When we last left the Trade Facilitation and Trade Enforcement Act, it had easily passed the US House of Representatives and was headed to the US Senate before what many thought would be a year-end vote.
The TFTA was a longstanding priority for domestic steel as it included the ENFORCE Act, which provides the industry with new tools to address the evasion of anti-dumping and countervailing duty orders. Passage of the measure would also ensure that Customs and Border Protection officials investigate industry claims of AD/CVD evasion by set statutory deadlines.’
Blocked in the Senate
But it never passed the US Senate. What derailed this bipartisan-supported bill?
After House and Senate lawmakers unveiled a compromise deal in early December, the one that the House passed, it went to the Senate and no vote was scheduled before the end of the year. The legislation also included an overhaul of the US Customs and Border Protection agency, as well as new protections for intellectual property and stronger tools for the government to crackdown on currency manipulation, but what bogged the agreement down was a fight over a permanent Internet sales tax ban, which was added into the conference report.
Senator Dick Durbin (D. – Ill.) threatened to use a procedural move to remove the internet sales tax ban provision. Durbin’s staff told The Hill that he had the votes to remove the ban from the customs enforcement package.

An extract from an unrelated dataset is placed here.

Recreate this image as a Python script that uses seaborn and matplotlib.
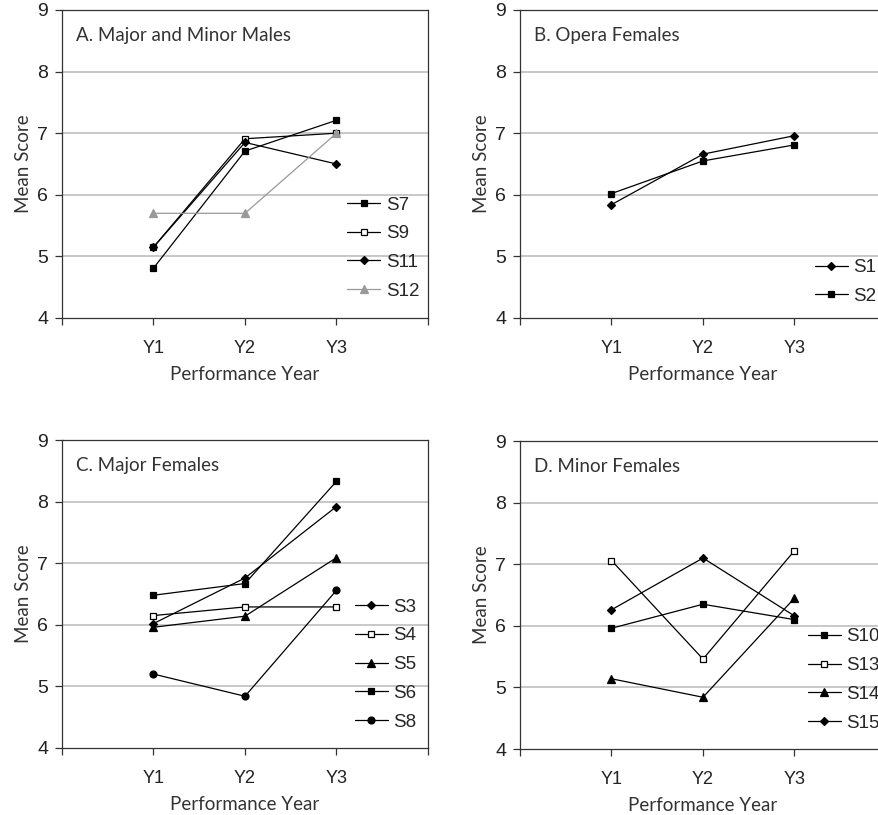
import pandas as pd
import matplotlib
matplotlib.use('Agg')
import matplotlib.pyplot as plt
import seaborn as sns

sns.set_style('white')
plt.rcParams['font.family'] = ['Liberation Sans', 'DejaVu Sans']

years = ['Y1', 'Y2', 'Y3']

# Panel A: Major and Minor Males
a_subjects = ['S7', 'S9', 'S11', 'S12']
a_values = [
    [4.81, 6.71, 7.21],
    [5.15, 6.91, 7.00],
    [5.15, 6.85, 6.50],
    [5.70, 5.70, 7.00],
]

# Panel B: Opera Females
b_subjects = ['S1', 'S2']
b_values = [
    [5.84, 6.66, 6.96],
    [6.02, 6.55, 6.81],
]

# Panel C: Major Females
c_subjects = ['S3', 'S4', 'S5', 'S6', 'S8']
c_values = [
    [6.02, 6.76, 7.92],
    [6.15, 6.29, 6.29],
    [5.96, 6.14, 7.09],
    [6.48, 6.67, 8.33],
    [5.20, 4.84, 6.56],
]

# Panel D: Minor Females
d_subjects = ['S10', 'S13', 'S14', 'S15']
d_values = [
    [5.96, 6.35, 6.10],
    [7.06, 5.46, 7.22],
    [5.14, 4.84, 6.45],
    [6.26, 7.10, 6.16],
]

# marker style per subject: (marker, facecolor, line color, size)
styles = {
    'S1': ('D', 'black', 'black', 4.2),
    'S2': ('s', 'black', 'black', 5),
    'S3': ('D', 'black', 'black', 4.2),
    'S4': ('s', 'white', 'black', 5),
    'S5': ('^', 'black', 'black', 6),
    'S6': ('s', 'black', 'black', 5),
    'S7': ('s', 'black', 'black', 5),
    'S8': ('o', 'black', 'black', 5),
    'S9': ('s', 'white', 'black', 5),
    'S10': ('s', 'black', 'black', 5),
    'S11': ('D', 'black', 'black', 4.2),
    'S12': ('^', '#999999', '#999999', 6),
    'S13': ('s', 'white', 'black', 5),
    'S14': ('^', 'black', 'black', 6),
    'S15': ('D', 'black', 'black', 4.2),
}

W, H = 879, 815
fig = plt.figure(figsize=(W / 100, H / 100), dpi=100)

title_font = ['Lato', 'DejaVu Sans']

panels = [
    # left, top px, title, subjects, values, legend anchor
    (62, 10, 'A. Major and Minor Males', a_subjects, a_values, (0.78, 0.227)),
    (520, 10, 'B. Opera Females', b_subjects, b_values, (0.806, 0.117)),
    (62, 440, 'C. Major Females', c_subjects, c_values, (0.80, 0.271)),
    (520, 441, 'D. Minor Females', d_subjects, d_values, (0.787, 0.224)),
]

for left, top, title, subjects, values, anchor in panels:
    ax = fig.add_axes([left / W, 1 - (top + 308) / H, 366 / W, 308 / H])
    for subj, vals in zip(subjects, values):
        mk, fc, col, ms = styles[subj]
        df = pd.DataFrame({'pos': [1, 2, 3], 'score': vals})
        sns.lineplot(data=df, x='pos', y='score', ax=ax, color=col, lw=0.9,
                     marker=mk, markersize=ms, markerfacecolor=fc,
                     markeredgecolor=col, markeredgewidth=0.9, label=subj)
    ax.set_xlim(0, 4)
    ax.set_ylim(4, 9)
    ax.set_xticks([0, 1, 2, 3, 4])
    ax.set_xticklabels([''] + years + [''])
    ax.set_yticks([4, 5, 6, 7, 8, 9])
    for yv in [5, 6, 7, 8]:
        ax.axhline(yv, color='#c4c4c4', lw=1.3, zorder=0)
    ax.tick_params(axis='both', direction='out', length=5, width=0.9,
                   color='#333333', labelcolor='#222222',
                   left=True, bottom=True)
    ax.tick_params(axis='x', pad=11, labelsize=13)
    ax.tick_params(axis='y', pad=5, labelsize=14)
    for sp in ax.spines.values():
        sp.set_color('#333333')
        sp.set_linewidth(0.9)
    ax.set_xlabel('Performance Year', fontsize=13.5, family=title_font,
                  color='#333333', labelpad=6)
    ax.set_ylabel('Mean Score', fontsize=13.5, family=title_font,
                  color='#333333', labelpad=4)
    ax.text(0.038, 0.917, title, transform=ax.transAxes, ha='left', va='center',
            fontsize=13.5, family=title_font, color='#333333')
    ax.legend(loc='center left', bbox_to_anchor=anchor, frameon=False,
              fontsize=13.5, handlelength=1.75, handletextpad=0.3,
              labelspacing=0.62, borderpad=0, borderaxespad=0)

fig.savefig('out.png', dpi=100)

Durbin also told the Hill that if lawmakers tried to bring up the legislation it would have to overcome procedural hurdles, which could eat up the limited remaining time the Senate had. Yet, If Durbin had been successful in removing the Internet tax ban, it would have forced senators to send the customs bill back the the House, effectively scuttling the deal that brought it to the Senate in the first place and pushing both chambers past the deadline.
Where to Now for Customs Enforcement?
While passage in the new Congress could certainly still happen, losing the pressure of the year-end flurry of legislation doesn’t help the customs bill.
Some have suggested that passing the conference report, in its current form with the internet sales tax ban intact, would help ease passage of Trans-Pacific Partnership legislation, a priority of President Obama and the entire democratic party. As a bargaining chip, the bill’s passage, apparently, still has value. Will that happen in time, though, to help struggling steel, aluminum and other producers?
The sausage making of the US congress has never been pretty, but such deals over competing priorities are exactly what has turned off so many American voters these days. Both sides should want to pass the TFTA because it’s vital to the survival of domestic industries and sets up a more fair playing field with cheap, illegally dumped imports. That this is being held up for a potential future internet sales tax, one that no one is even contemplating today, is just another low point for the gridlock we’ve come to expect in Washington, DC.